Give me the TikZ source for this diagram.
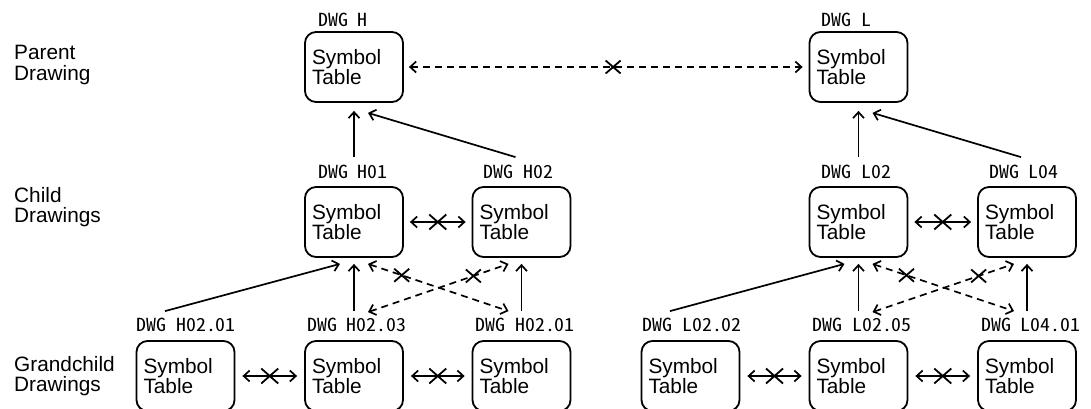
****************
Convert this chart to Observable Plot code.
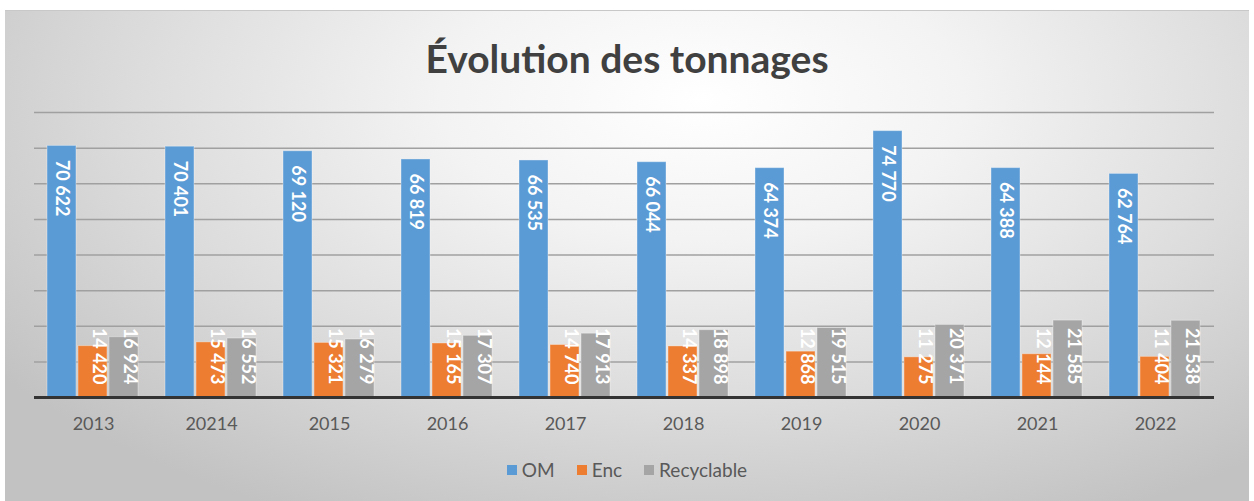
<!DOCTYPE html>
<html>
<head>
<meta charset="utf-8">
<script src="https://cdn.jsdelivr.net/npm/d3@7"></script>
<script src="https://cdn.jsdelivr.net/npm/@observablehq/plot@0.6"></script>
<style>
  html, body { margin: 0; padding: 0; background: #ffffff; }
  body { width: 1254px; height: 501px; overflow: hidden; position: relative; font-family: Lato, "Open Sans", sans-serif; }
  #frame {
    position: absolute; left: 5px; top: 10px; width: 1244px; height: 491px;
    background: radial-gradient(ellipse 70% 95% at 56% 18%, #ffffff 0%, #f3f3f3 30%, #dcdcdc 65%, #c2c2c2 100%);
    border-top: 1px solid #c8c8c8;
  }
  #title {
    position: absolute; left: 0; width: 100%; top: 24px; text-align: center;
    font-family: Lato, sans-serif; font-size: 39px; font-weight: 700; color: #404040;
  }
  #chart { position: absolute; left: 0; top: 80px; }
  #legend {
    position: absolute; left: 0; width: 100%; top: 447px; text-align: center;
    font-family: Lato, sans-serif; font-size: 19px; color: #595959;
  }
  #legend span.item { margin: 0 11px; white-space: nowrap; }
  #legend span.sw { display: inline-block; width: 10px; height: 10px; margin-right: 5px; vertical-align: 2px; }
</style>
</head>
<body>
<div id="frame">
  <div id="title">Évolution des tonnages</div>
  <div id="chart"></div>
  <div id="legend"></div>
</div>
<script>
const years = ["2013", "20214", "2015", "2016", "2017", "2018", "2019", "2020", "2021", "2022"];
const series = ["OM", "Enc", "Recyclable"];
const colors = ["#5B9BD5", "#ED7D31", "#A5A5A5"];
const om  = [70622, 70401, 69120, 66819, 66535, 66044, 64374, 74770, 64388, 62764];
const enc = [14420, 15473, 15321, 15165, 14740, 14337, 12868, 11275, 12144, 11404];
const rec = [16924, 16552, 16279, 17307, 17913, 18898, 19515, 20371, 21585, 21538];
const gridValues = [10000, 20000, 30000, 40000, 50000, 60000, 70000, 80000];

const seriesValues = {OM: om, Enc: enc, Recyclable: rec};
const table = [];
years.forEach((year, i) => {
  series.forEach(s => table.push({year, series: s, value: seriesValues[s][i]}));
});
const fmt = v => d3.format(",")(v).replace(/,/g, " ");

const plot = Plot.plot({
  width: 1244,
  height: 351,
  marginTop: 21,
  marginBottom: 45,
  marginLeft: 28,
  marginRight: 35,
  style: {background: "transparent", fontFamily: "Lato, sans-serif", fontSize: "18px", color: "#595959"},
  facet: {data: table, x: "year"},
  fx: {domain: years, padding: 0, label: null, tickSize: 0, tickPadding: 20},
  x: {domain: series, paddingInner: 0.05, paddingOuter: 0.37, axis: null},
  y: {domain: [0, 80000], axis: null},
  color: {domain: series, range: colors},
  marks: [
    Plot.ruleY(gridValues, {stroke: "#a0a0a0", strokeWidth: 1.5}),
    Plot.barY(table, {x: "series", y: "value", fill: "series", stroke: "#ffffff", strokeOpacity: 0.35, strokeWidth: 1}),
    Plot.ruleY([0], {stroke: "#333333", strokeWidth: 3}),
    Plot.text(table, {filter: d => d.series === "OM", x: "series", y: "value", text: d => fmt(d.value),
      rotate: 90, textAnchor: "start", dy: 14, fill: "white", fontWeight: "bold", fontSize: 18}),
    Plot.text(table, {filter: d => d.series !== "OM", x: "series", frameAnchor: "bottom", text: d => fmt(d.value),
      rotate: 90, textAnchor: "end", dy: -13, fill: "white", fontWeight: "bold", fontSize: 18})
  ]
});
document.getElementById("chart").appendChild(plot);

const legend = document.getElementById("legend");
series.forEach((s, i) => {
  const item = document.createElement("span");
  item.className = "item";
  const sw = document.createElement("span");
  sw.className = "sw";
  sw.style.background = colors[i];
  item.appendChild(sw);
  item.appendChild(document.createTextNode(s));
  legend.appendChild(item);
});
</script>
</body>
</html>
****************
Look above for lines with the word "chart" and copy them all.

Convert this chart to Observable Plot code.
  #chart { position: absolute; left: 0; top: 80px; }
  <div id="chart"></div>
document.getElementById("chart").appendChild(plot);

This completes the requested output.